Three of the Brothers decided they didn’t need any provisions, turned left out of the pub, and set off back to where we had left the Way coming in to Tyndrum. The others turned right to the shop to stock up on chocolate, drinks and analgesics.

The three pacesetters marched on, following the signs, turning right, then right again, before wondering whether or not to cross the railway. Clint was halfway across the tracks when they noticed a WHW signpost to the, erm, right, and duly followed the indicated route. Bizzarely, this led them past a second Green Welly Stop, which looked remarkably like the first one. They eventually caught up with the others, who had clearly taken a shortcut to get ahead. (Ed: By the end of the Hike, this detour resulted in one Brother walking over 100 miles on the Way, as I he was one of the cultured few who had detoured to see the Celtic artwork on Day 1).

Only slightly better than jerseys on the ground

We had been pondering where we could watch the Scotland vs Ukraine match the day after we finished the Hike. Could our lads make it back to the World Cup Finals and remind us of the glory years of our youth?

The portents weren’t good.

The route now took us on a fairly gentle walk uphill for about a mile.

Darkening skies?
Changing landscapes

This part of the Way is fairly dramatic as it begins to wind through the higher mountains north of the Trossachs National Park.

It is also close to the road and we were treated to the soundtrack of motorbikes roaring their way along the A82 – one of the most dramatic publicly funded racetracks in the UK.

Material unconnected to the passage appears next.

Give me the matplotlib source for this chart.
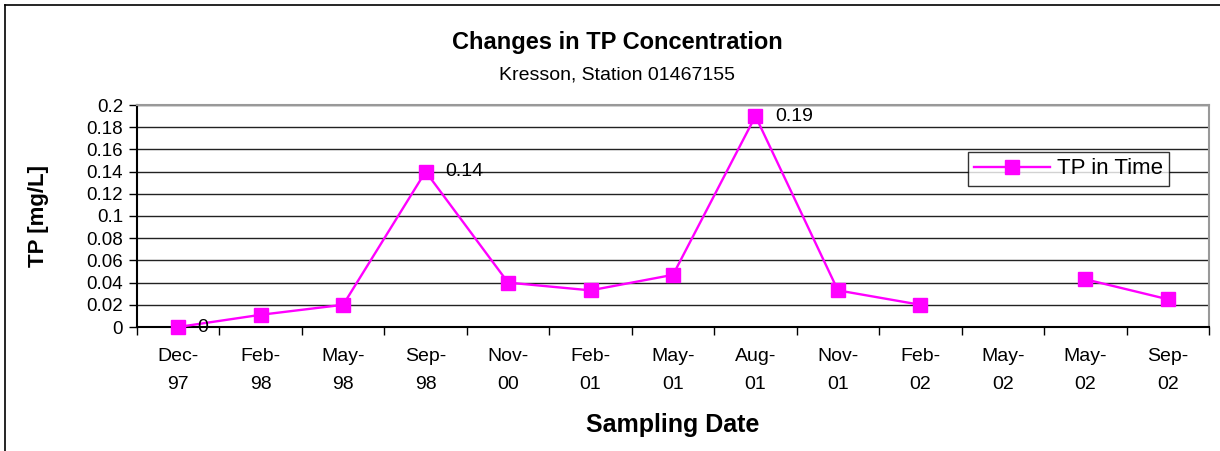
import numpy as np
import matplotlib
matplotlib.use("Agg")
import matplotlib.pyplot as plt
from matplotlib.lines import Line2D

# data
dates = ["Dec-\n97", "Feb-\n98", "May-\n98", "Sep-\n98", "Nov-\n00", "Feb-\n01", "May-\n01",
         "Aug-\n01", "Nov-\n01", "Feb-\n02", "May-\n02", "May-\n02", "Sep-\n02"]
tp = [0.0, 0.011, 0.02, 0.14, 0.04, 0.033, 0.047, 0.19, 0.033, 0.02, np.nan, 0.043, 0.025]
labelled = {0: "0", 3: "0.14", 7: "0.19"}

plt.rcParams["font.family"] = ["Liberation Sans", "DejaVu Sans"]

fig = plt.figure(figsize=(12.2, 4.51), dpi=100)
ax = fig.add_axes([137 / 1220, 124 / 451, 1072 / 1220, 222 / 451])

x = np.arange(len(dates))
ax.plot(x, tp, color="#FF00FF", lw=1.7, marker="s", ms=10, mec="#FF00FF",
        label="TP in Time", clip_on=False, zorder=5)

for i, txt in labelled.items():
    ax.annotate(txt, (x[i], tp[i]), xytext=(14, 0), textcoords="offset points",
                ha="left", va="center", fontsize=14, zorder=6)

# axes limits and ticks
ax.set_xlim(-0.5, len(dates) - 0.5)
ax.set_ylim(0, 0.2)
yt = np.arange(0, 0.201, 0.02)
ax.set_yticks(yt)
ax.set_yticklabels(["0"] + [f"{v:g}" for v in yt[1:]], fontsize=13.5)
ax.set_xticks(np.arange(-0.5, len(dates), 1.0))
ax.set_xticklabels([])
ax.set_xticks(x, minor=True)
ax.set_xticklabels(dates, minor=True, fontsize=14, linespacing=1.85)
ax.tick_params(axis="x", which="minor", length=0, pad=15)
ax.tick_params(axis="x", which="major", direction="out", length=6, width=1, color="black")
ax.tick_params(axis="y", direction="out", length=6, width=1, pad=4)

ax.grid(axis="y", color="#222222", lw=1)
ax.set_axisbelow(True)
for s in ["left", "bottom"]:
    ax.spines[s].set_color("black")
    ax.spines[s].set_linewidth(1.5)
for s in ["top", "right"]:
    ax.spines[s].set_color("#999999")
    ax.spines[s].set_linewidth(1.5)

ax.set_xlabel("Sampling Date", fontsize=18, fontweight="bold")
ax.xaxis.set_label_coords(0.5, -0.44)
ax.xaxis.label.set_va("center")
ax.set_ylabel("TP [mg/L]", fontsize=16, fontweight="bold")
ax.yaxis.set_label_coords(-0.092, 0.5)
ax.yaxis.label.set_va("center")

leg = ax.legend(loc="upper right", bbox_to_anchor=(0.963, 0.79), borderaxespad=0,
                fontsize=16, frameon=True, fancybox=False, handlelength=3.4,
                borderpad=0.3, handletextpad=0.3)
leg.get_frame().set_edgecolor("black")
leg.get_frame().set_linewidth(1)

fig.text(0.506, 1 - 42 / 451, "Changes in TP Concentration", ha="center", va="center",
         fontsize=17, fontweight="bold")
fig.text(0.506, 1 - 75 / 451, "Kresson, Station 01467155", ha="center", va="center",
         fontsize=14)

# outer chart border (left and top visible)
fig.add_artist(Line2D([5 / 1220, 5 / 1220], [0, 1 - 5 / 451], transform=fig.transFigure,
                      color="black", lw=1.2))
fig.add_artist(Line2D([5 / 1220, 1], [1 - 5 / 451, 1 - 5 / 451], transform=fig.transFigure,
                      color="black", lw=1.2))

fig.savefig("out.png", dpi=100, facecolor="white")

Did anybody remember the earplugs?
The shortest distance between two points…

We were now on an old military road initially built by General Wade between the Jacobite rebellions of 1715 and 1745. It is a good track but quite harsh on the feet.

The Brothers were spread along its length, sometimes together, sometimes on their own, grinding out the miles.

…seems to go on forever!
Del emerges from the wrong side of the tracks

The track ducks under the railway then bends to the right of a big hill then straight on towards Bridge of Orchy (or Bridge of Orgy as Clint was to message, thanks to predictive text).

The Swiss contingent – Jock and Knuckles – led most of the way until Pud engaged the afterburners on his eBoots and sped home first.

Not many Jungfraus around here
Bridge of Orgy?

We were at our nightstop by 5pm. An hour or so later Checkshirt arrived.

Now the injuries list was growing.

Godot had a swollen ankle caused by a bite from an unidentified bug and struggled home. Radar, despite damaged ligaments, managed to keep walking with the help of an ankle support, painkillers, and advice from Mrs (Dr) Radar, who we were delighted to hear a few days later had been awarded the MBE in the Queen’s Birthday Honours List. Congratulations, Elaine!

Most of the rest of us were by now wrapped in Compeed and had been walking with some discomfort, but keen to finish what we started.

Having showered, Del appeared in the bar with a little friend. He’d spotted a black mark on his arm which turned out to be a tick. Band Aid was immediately called into action and performed a rapid removal, ably assisted by Nurse Club. No damage done, but the tick was later heard to complain it hadn’t found any blood in Del Boy’s alcohol stream.

The evening was spent in the bar, followed by an excellent meal. Tired and preparing for the long day tomorrow, we retired around 9:30pm.